Great Britain's economy contracted slightly for the second consecutive quarter. Yep, that's a recession.
Note, this isn't a huge plunge. It's a little toe-dip. But the implications are bigger. Before Prime Minister David Cameron came into power, his country was recovering at roughly the same pace as the U.S. Since Cameron announced an austerity plan to win the graces of the international lending community, the economy has hit a wall, stumbled forward, and finally fallen flat on its face.
Take a look at this great graph from Scotty Barber at Reuters: Great Britain is now doing even worse than the euro zone it so routinely disparages.

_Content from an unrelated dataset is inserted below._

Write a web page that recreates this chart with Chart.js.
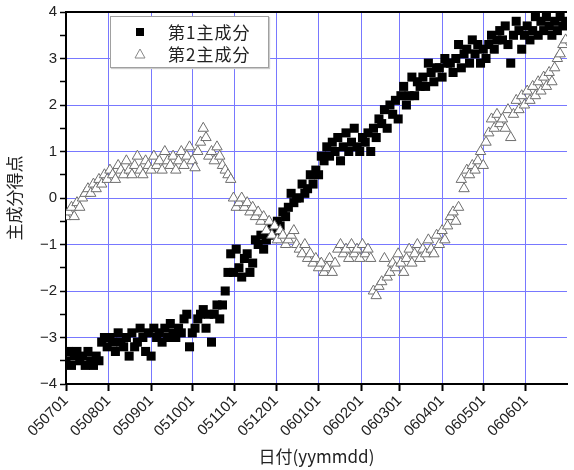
<!DOCTYPE html>
<html>
<head>
<meta charset="utf-8">
<script src="https://cdn.jsdelivr.net/npm/chart.js@4.4.1/dist/chart.umd.min.js"></script>
<style>
  html, body { margin: 0; padding: 0; background: #fff; }
  #wrap { position: relative; width: 574px; height: 470px; }
  #legend {
    position: absolute; left: 110px; top: 16px; width: 157px; height: 50px;
    border: 1px solid #a0a0a0; background: #fff; box-shadow: 1px 1px 1px #ccc;
    font-family: 'Noto Sans CJK JP', sans-serif; font-size: 17px; color: #222;
  }
  .row { position: absolute; left: 0; height: 22px; line-height: 22px; }
  .row span { position: absolute; left: 57px; white-space: nowrap; letter-spacing: 1px; }
  .sq { position: absolute; left: 25px; top: 7px; width: 8px; height: 8px; background: #000; }
  .tri { position: absolute; left: 23px; top: 5px; }
</style>
</head>
<body>
<div id="wrap">
  <canvas id="c" width="574" height="470"></canvas>
  <div id="legend">
    <div class="row" style="top:4px;"><div class="sq"></div><span>第1主成分</span></div>
    <div class="row" style="top:26px;"><svg class="tri" width="12" height="11"><polygon points="6,1 11,10 1,10" fill="#fff" stroke="#888" stroke-width="1"/></svg><span>第2主成分</span></div>
  </div>
</div>
<script>
// days since 2005-07-01
const days = [0,2,4,6,8,10,12,14,16,18,20,22,24,26,28,30,32,34,36,38,40,42,44,46,48,50,52,54,56,58,
  60,62,64,66,68,70,72,74,76,78,80,82,84,86,88,90,92,94,96,98,100,102,104,106,108,110,112,114,116,118,
  120,122,124,126,128,130,132,134,136,138,140,142,144,146,148,150,152,154,156,158,160,162,164,166,168,170,172,174,176,178,
  180,182,184,186,188,190,192,194,196,198,200,202,204,206,208,210,212,214,216,218,220,222,224,226,228,230,232,234,236,238,
  240,242,244,246,248,250,252,254,256,258,260,262,264,266,268,270,272,274,276,278,280,282,284,286,288,290,292,294,296,298,
  300,302,304,306,308,310,312,314,316,318,320,322,324,326,328,330,332,334,336,338,340,342,344,346,348,350,352,354,356,358,
  360,362,364];

const pc1 = [-3.5,-3.3,-3.6,-3.4,-3.3,-3.5,-3.4,-3.6,-3.3,-3.5,-3.6,-3.4,-3.5,-3.1,-3.0,-3.2,-3.0,-3.1,-3.3,-2.9,-3.1,-3.2,-3.0,-3.4,-2.9,-3.2,-3.1,-2.8,-3.0,-3.3,
  -2.9,-3.4,-2.8,-3.0,-2.9,-3.1,-2.8,-3.0,-2.7,-2.9,-3.0,-2.8,-2.9,-2.6,-2.5,-3.2,-2.9,-2.8,-2.6,-2.5,-2.4,-2.8,-2.5,-3.1,-2.5,-2.3,-2.6,-2.3,-2.0,-1.6,
  -1.2,-1.6,-1.1,-1.5,-1.7,-1.3,-1.2,-1.6,-1.4,-0.9,-1.0,-0.8,-1.1,-0.9,-0.8,-0.6,-0.7,-0.5,-0.6,-0.3,-0.4,-0.2,0.1,-0.1,0.0,0.0,0.3,0.1,0.2,0.5,
  0.3,0.6,0.5,0.9,0.8,1.1,0.9,1.2,1.0,1.3,0.8,1.1,1.4,1.0,1.2,1.5,1.1,1.0,1.3,1.2,1.4,1.0,1.5,1.3,1.7,1.6,1.9,1.5,2.0,1.8,
  2.1,1.7,2.2,2.4,2.0,2.2,2.6,2.2,2.5,2.4,2.6,2.4,2.9,2.7,2.5,2.8,2.8,2.6,3.0,2.9,2.9,2.7,3.0,3.3,2.8,3.1,3.2,2.9,3.4,3.1,
  3.3,2.9,3.2,3.0,3.3,3.5,3.2,3.4,3.6,3.4,3.7,3.3,2.9,3.5,3.8,3.6,3.2,3.5,3.7,3.4,3.6,3.9,3.5,3.8,3.6,3.9,3.7,3.5,3.8,3.6,
  3.9,3.7,3.8];

const pc2 = [-0.4,-0.3,-0.2,-0.4,-0.1,-0.2,0.0,0.1,0.2,0.1,0.3,0.2,0.4,0.3,0.5,0.4,0.6,0.5,0.4,0.7,0.6,0.5,0.8,0.6,0.5,0.7,0.9,0.6,0.5,0.8,
  0.7,0.6,0.9,0.7,0.8,0.6,1.0,0.8,0.7,0.9,0.6,0.8,1.0,0.7,0.9,1.1,0.8,0.65,1.0,1.2,1.5,1.3,0.9,1.0,0.8,1.1,0.9,0.7,0.6,0.5,
  0.4,0.0,-0.2,-0.1,0.0,-0.2,-0.1,-0.3,-0.2,-0.4,-0.3,-0.5,-0.4,-0.7,-0.5,-0.8,-0.6,-0.9,-0.7,-0.8,-1.0,-0.9,-0.8,-0.7,-1.0,-1.1,-1.2,-1.0,-1.3,-1.2,
  -1.4,-1.3,-1.5,-1.4,-1.6,-1.5,-1.3,-1.6,-1.4,-1.1,-1.0,-1.2,-1.1,-1.3,-1.0,-1.2,-1.1,-1.3,-1.0,-1.2,-1.1,-1.3,-2.0,-2.1,-1.9,-1.8,-1.3,-1.7,-1.6,-1.4,
  -1.5,-1.2,-1.4,-1.6,-1.3,-1.1,-1.4,-1.2,-1.0,-1.3,-1.1,-1.2,-0.9,-1.1,-1.2,-0.8,-1.0,-0.7,-0.9,-0.6,-0.4,-0.3,-0.5,-0.2,0.4,0.2,0.6,0.5,0.7,0.6,
  0.8,1.0,0.7,1.2,1.4,1.7,1.5,1.8,1.6,1.7,1.5,1.9,1.3,1.8,2.1,1.9,2.2,2.0,2.3,2.1,2.4,2.2,2.5,2.3,2.6,2.4,2.7,2.5,2.8,3.0,
  3.1,3.3,3.4];

const tickDays = [0,31,62,92,123,153,184,215,243,274,304,335];
const tickLabels = ['050701','050801','050901','051001','051101','051201','060101','060201','060301','060401','060501','060601'];

const GRID_BLUE = '#7878ff';
const FONT = "'Liberation Sans', 'Noto Sans CJK JP', sans-serif";

const frameTop = {
  id: 'frameTop',
  afterDraw(chart) {
    const { ctx, chartArea: a } = chart;
    ctx.save();
    ctx.strokeStyle = '#000';
    ctx.lineWidth = 2;
    ctx.beginPath();
    ctx.moveTo(a.left, a.top);
    ctx.lineTo(a.right, a.top);
    ctx.stroke();
    ctx.restore();
  }
};

new Chart(document.getElementById('c'), {
  type: 'scatter',
  data: {
    datasets: [
      {
        label: '第1主成分',
        data: days.map((d, i) => ({ x: d, y: pc1[i] })),
        pointStyle: 'rect', pointRadius: 6.4,
        backgroundColor: '#000', borderColor: '#000', borderWidth: 0,
        order: 1
      },
      {
        label: '第2主成分',
        data: days.map((d, i) => ({ x: d, y: pc2[i] })),
        pointStyle: 'triangle', pointRadius: 6,
        backgroundColor: '#fff', borderColor: '#6e6e6e', borderWidth: 1,
        order: 0
      }
    ]
  },
  options: {
    responsive: false,
    animation: false,
    layout: { padding: { top: 12, right: 0, left: 0, bottom: 0 } },
    plugins: { legend: { display: false }, tooltip: { enabled: false } },
    scales: {
      x: {
        type: 'linear', min: 0, max: 365,
        afterBuildTicks: s => { s.ticks = tickDays.map(v => ({ value: v })); },
        afterFit: s => { s.height = 86; },
        ticks: {
          autoSkip: false, minRotation: 45, maxRotation: 45, padding: 1,
          color: '#222', font: { family: FONT, size: 15 },
          callback: (v) => { const i = tickDays.indexOf(v); return i >= 0 ? tickLabels[i] : ''; }
        },
        grid: { color: GRID_BLUE, lineWidth: 1, tickLength: 7, tickColor: '#000', tickWidth: 2 },
        border: { display: true, color: '#000', width: 2 },
        title: { display: true, text: '日付(yymmdd)', color: '#222', font: { family: "'Noto Sans CJK JP', sans-serif", size: 17 }, padding: { top: 0, bottom: 3 } }
      },
      y: {
        min: -4, max: 4,
        afterFit: s => { s.width = 66; },
        ticks: {
          stepSize: 0.5, color: '#222', padding: 3,
          font: { family: FONT, size: 15 },
          callback: v => Number.isInteger(v) ? (v < 0 ? '\u2212' + Math.abs(v) : String(v)) : ''
        },
        grid: {
          color: c => Number.isInteger(c.tick.value) ? GRID_BLUE : 'rgba(0,0,0,0)',
          lineWidth: 1, tickLength: 6, tickColor: '#000', tickWidth: 1.5
        },
        border: { display: true, color: '#000', width: 2 },
        title: { display: true, text: '主成分得点', color: '#222', font: { family: "'Noto Sans CJK JP', sans-serif", size: 17 }, padding: { top: 4, bottom: 4 } }
      }
    }
  },
  plugins: [frameTop]
});
</script>
</body>
</html>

What's the lesson here? That fiscal austerity doesn't work without an export recovery to make up the money? Sure. That the Bank of England has failed to stimulate growth expectations in a sagging economy? Sure.
But here's the fascinating thing about the UK double-dip. According to UK Office for National Statistics, the sector whose value-added has grown the most in Great Britain since 2008 is ... the government. Huh?
The government supersector -- which includes public administration, defense, education, health, social work, and (for some reason) the "entertainment and recreation" industry -- has expanded 4.5% since 2008. By contrast, overall production -- which includes mining, agriculture, and manufacturing -- has declined 9%. Construction, which plummeted in 2009, is still down about 6% from 2008. Meanwhile, despite taking an enormous hit in its mighty financial sector, UK business/finance is nearly back to its 2008 level. Take a look:
How is all this possible? How could austerity be crushing the UK economy while, at the same time, government's value added is growing faster than the rest of the economy?
Here's a two-part answer. Part One: The incidence of austerity is having its biggest impact on Britain's disposable income. Reduced transfer payments and higher taxes both count as austerity, but they are squeezing families more than they are squeezing public spending on health care, education, transportation, and defense. As a result, the UK is feeling the pinch of austerity throughout the economy, not just in the sectors conservative consider "public."
Part Two: Britain's biggest problem is the EU. The rest of Europe accounts for half of UK exports, and it's been ravaged by the last four years. "What you engage in medium-term budget consolidation while your biggest trading partners are going into a recession, you shouldn't be surprised that the economy is stalling," said Desmond Lachman of the American Enterprise Institute. Austerity or no, the reason why overall production, including manufacturing, and other tradable services are getting crushed is that Britain's trading partners are, well, getting crushed.
Update: There's been some confusion over the second graph showing government's value-added component of GDP growing since 2010 even though the British government has been cutting fiercely and shedding 6% of the public workforce. The thing to keep in mind is that much of the UK government -- and much of our government for that matter -- consists of transfer payments for goods and services, and the impact of these cuts is felt in other industries, such as leisure, where demand has fallen.
Simon Johnson, the MIT economist and prodigious author, explained over the phone this afternoon: "Government purchases are more or less stable. The government doesn't drop its purchases dramatically like the private sector. If you include education, or the military's multi-year contracts, or severance packages to laid-off public workers, those things prop up government spending."
So! The short answer to the question in the headline is: (1) The UK is double-dipping because government cuts are depressing disposable income growth the short run and (2) Austerity works when a small country can export its way out of pain, and the UK's top export partners are falling into recession.